As for the 20:39 - it's unclear from your post that the kids were all from the neighborhood. Perhaps they were all from the child's class (out of a desire to be inclusive) and the mom felt like she had to draw some limits somewhere and neighbors and non-school friends therefore would grow the numbers too much. I can sympathize w/ how this made your daughter feel apparently, but can also see the situation from what could have been the case. Now, if the other mom invited lots of others from the neighborhood and her child was friends with yours, then that is mean-spirited.
Anonymous
Wow, I am suprised by how mean people are being. I think (and hope) that the OP's point is that it feels bad if your child is rejected (i.e., not picked to be an invitee to a party), and it is hard to help the child to learn to understand that rejection.
Anonymous
Such is life. These are great opportunities to teach kids how to cope. Be thankful to have these situations to help your kid get perspective on common life situations.
Anonymous
I really don't have the brain space to pay attention to this sort of thing. Really. If you get invited to a party and want to/can go, then you go. If you want to have a party, invite who you can/want to invite. Very simple.
Anonymous
Anonymous wrote:You know who you are. You invite certain kids and not others--even if the kids all play together in the neighborhood or at school. Suddenly you just leave certain kids out. You are purposely hurting some kids and breaking their Mom's heart. Please don't hide behind the "we can't afford to invite everyone" excuse. Because these are usually families of considerable means that do this. And every time you see them they'll tell you all the planning they're doing for the party to really rub it in!

What goes around does indeed come around and I suppose I should console myself in knowing that my kids won't continue to try to be friends with such thoughtless, unkind people. Eventually jerks do get their comeuppance. But it still hurts to see my kids hurting and feeling rejected by certain peers who they thought were their friends..
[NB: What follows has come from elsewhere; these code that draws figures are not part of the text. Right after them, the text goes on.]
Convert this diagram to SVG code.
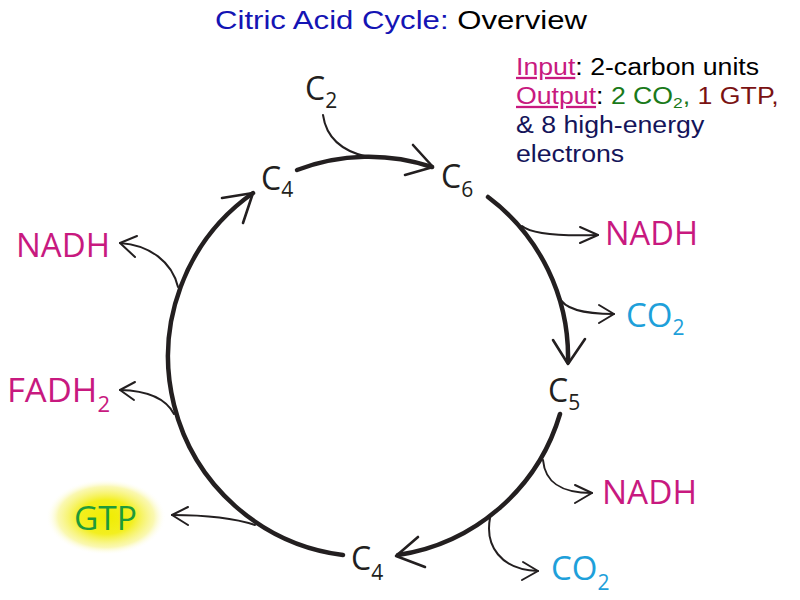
<svg xmlns="http://www.w3.org/2000/svg" width="800" height="600" viewBox="0 0 800 600">
<defs>
<radialGradient id="glow" cx="50%" cy="50%" r="50%">
<stop offset="0" stop-color="#f0ec00"/>
<stop offset="0.45" stop-color="#f3ef20"/>
<stop offset="0.8" stop-color="#f8f590" stop-opacity="0.7"/>
<stop offset="1" stop-color="#ffffff" stop-opacity="0"/>
</radialGradient>
<style>
.arc{fill:none;stroke:#231f20;stroke-width:4.5;stroke-linecap:round;stroke-linejoin:round}
.thin{fill:none;stroke:#231f20;stroke-width:2;stroke-linecap:round;stroke-linejoin:round}
.head{fill:none;stroke:#231f20;stroke-width:2.6;stroke-linecap:round;stroke-linejoin:round}
.lbl{font-family:"Open Sans","Noto Sans",sans-serif}
.c{fill:#231f20;font-size:32px}
.sub{font-size:21px}
.mag{fill:#c8197f;font-size:33px}
.cy{fill:#1ea0da;font-size:33px}
.gr{fill:#1f9a3a;font-size:32px}
.ar{font-family:"Liberation Sans",Arial,sans-serif}
</style>
</defs>
<rect width="800" height="600" fill="#ffffff"/>

<text class="ar" x="215" y="29" font-size="25" textLength="372" lengthAdjust="spacingAndGlyphs"><tspan fill="#1414b4">Citric Acid Cycle:</tspan><tspan fill="#000000"> Overview</tspan></text>

<g id="info" class="ar" font-size="23" transform="translate(516 0) scale(1.16 1)">
<text x="0" y="75"><tspan fill="#c8197f" text-decoration="underline">Input</tspan><tspan fill="#000000">: 2-carbon units</tspan></text>
<text x="0" y="104"><tspan fill="#c8197f" text-decoration="underline">Output</tspan><tspan fill="#000000">: </tspan><tspan fill="#1a7a1a">2 CO</tspan><tspan fill="#1a7a1a" font-size="15" dy="4">2</tspan><tspan fill="#1a7a1a" dy="-4">,</tspan><tspan fill="#7a1212"> 1 GTP,</tspan></text>
<text x="0" y="133" fill="#14145a">&amp; 8 high-energy</text>
<text x="0" y="162" fill="#14145a">electrons</text>
</g>

<g id="glow-gtp"><ellipse cx="106" cy="517" rx="60" ry="38" fill="url(#glow)"/></g>

<g id="connectors">
<path class="arc" d="M297,170 A200,200 0 0 1 432,167"/>
<path class="head" d="M413,145 L433,167 L405,175"/>
<path class="arc" d="M488,197 A200,200 0 0 1 568,362"/>
<path class="head" d="M553,340 L568,364 L585,339"/>
<path class="arc" d="M560,414 A200,200 0 0 1 398,555"/>
<path class="head" d="M418,537 L396,556 L425,567"/>
<path class="arc" d="M343,555 A200,200 0 0 1 253,193"/>
<path class="head" d="M222,198 L253,193 L243,223"/>

<path class="thin" d="M323,115 C326,136 340,151 368,157"/>
<path class="thin" d="M522,226 Q535,237 598,235"/>
<path class="thin" d="M580,227 L598,235 L580,243"/>
<path class="thin" d="M559,297 Q566,314 614,314"/>
<path class="thin" d="M599,305 L614,314 L599,323"/>
<path class="thin" d="M543,460 C545,482 560,493 592,493"/>
<path class="thin" d="M575,485 L592,493 L575,503"/>
<path class="thin" d="M490,518 C485,545 500,570 538,571"/>
<path class="thin" d="M523,562 L538,571 L522,580"/>
<path class="thin" d="M255,525 Q225,515 172,515"/>
<path class="thin" d="M188,507 L172,515 L188,525"/>
<path class="thin" d="M174,414 Q162,391 120,390"/>
<path class="thin" d="M135,382 L120,390 L134,400"/>
<path class="thin" d="M178,287 C172,262 150,245 120,243"/>
<path class="thin" d="M137,236 L120,243 L135,257"/>
</g>

<g id="c2" class="lbl c"><text x="305" y="100">C<tspan class="sub" dy="8">2</tspan></text></g>
<g id="c4-top" class="lbl c"><text x="261" y="190">C<tspan class="sub" dy="7">4</tspan></text></g>
<g id="c6" class="lbl c"><text x="441" y="188">C<tspan class="sub" dy="9">6</tspan></text></g>
<g id="c5" class="lbl c"><text x="548" y="402">C<tspan class="sub" dy="8">5</tspan></text></g>
<g id="c4-bottom" class="lbl c"><text x="351" y="570">C<tspan class="sub" dy="10">4</tspan></text></g>

<g id="nadh-1" class="lbl mag"><text x="605" y="245" textLength="93" lengthAdjust="spacingAndGlyphs">NADH</text></g>
<g id="co2-1" class="lbl cy"><text x="626" y="327">CO<tspan class="sub" dy="8">2</tspan></text></g>
<g id="nadh-2" class="lbl mag"><text x="602" y="504" textLength="95" lengthAdjust="spacingAndGlyphs">NADH</text></g>
<g id="co2-2" class="lbl cy"><text x="551" y="580">CO<tspan class="sub" dy="10">2</tspan></text></g>
<g id="gtp" class="lbl gr"><text x="74" y="530" textLength="63" lengthAdjust="spacingAndGlyphs">GTP</text></g>
<g id="fadh2" class="lbl mag"><text x="7" y="402" textLength="103" lengthAdjust="spacingAndGlyphs">FADH<tspan class="sub" dy="10">2</tspan></text></g>
<g id="nadh-3" class="lbl mag"><text x="16" y="257" textLength="94" lengthAdjust="spacingAndGlyphs">NADH</text></g>
</svg>
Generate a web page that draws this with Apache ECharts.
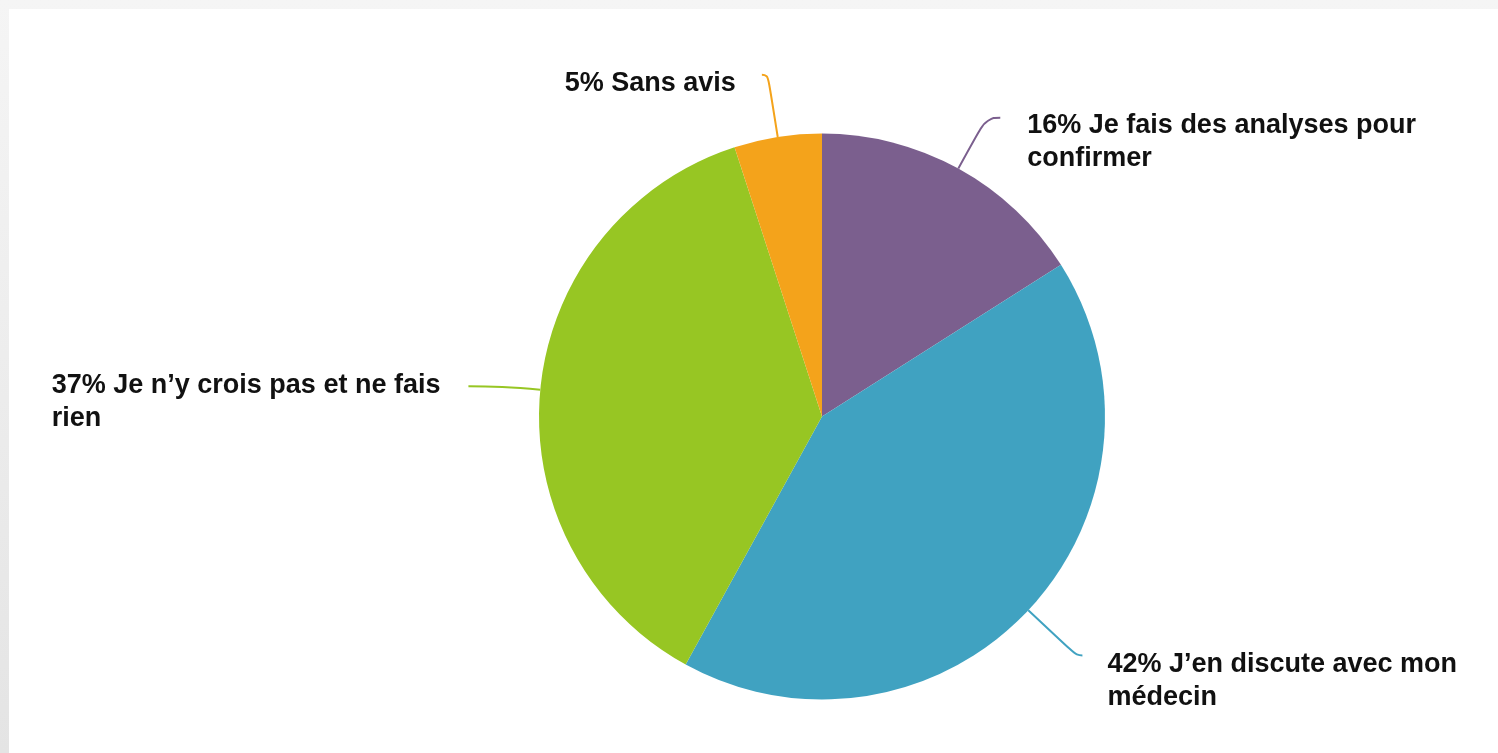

I knew a woman who used this same trick. She used her children's b'day parties to get back at those of us she perceived had snubbed her and a snub to her was if we didn't do exactly what she wanted us to do. She was a control freak. If my children were not invited, and they weren't, I took them out for pizza or some place where they would have a good time. When they had b'day parties, I invited her children and she refused to allow them to attend. She was insane and I just decided it was her problem, not mine or my children's. Children do get their feelings hurt easily but I also explained to them in gentler terms, and not bad mouthing her, that this was how she did parties and it wasn't them. They accepted this and still remained as friendly as possible with her children. We moved and never gave her another thought.
Anonymous
Anonymous wrote:
Anonymous wrote:You know who you are. You invite certain kids and not others--even if the kids all play together in the neighborhood or at school. Suddenly you just leave certain kids out. You are purposely hurting some kids and breaking their Mom's heart. Please don't hide behind the "we can't afford to invite everyone" excuse. Because these are usually families of considerable means that do this. And every time you see them they'll tell you all the planning they're doing for the party to really rub it in!

What goes around does indeed come around and I suppose I should console myself in knowing that my kids won't continue to try to be friends with such thoughtless, unkind people. Eventually jerks do get their comeuppance. But it still hurts to see my kids hurting and feeling rejected by certain peers who they thought were their friends..


I knew a woman who used this same trick. She used her children's b'day parties to get back at those of us she perceived had snubbed her and a snub to her was if we didn't do exactly what she wanted us to do. She was a control freak. If my children were not invited, and they weren't, I took them out for pizza or some place where they would have a good time. When they had b'day parties, I invited her children and she refused to allow them to attend. She was insane and I just decided it was her problem, not mine or my children's. Children do get their feelings hurt easily but I also explained to them in gentler terms, and not bad mouthing her, that this was how she did parties and it wasn't them. They accepted this and still remained as friendly as possible with her children. We moved and never gave her another thought.


... never gave her another thought ... until now .... (btw, hard to follow your post)
Anonymous
What are you talking about this is madness? Leaving children out what are we....in the stone age?
Anonymous
Wow - just wow

Do you cry each time you're not invited to a wedding, too?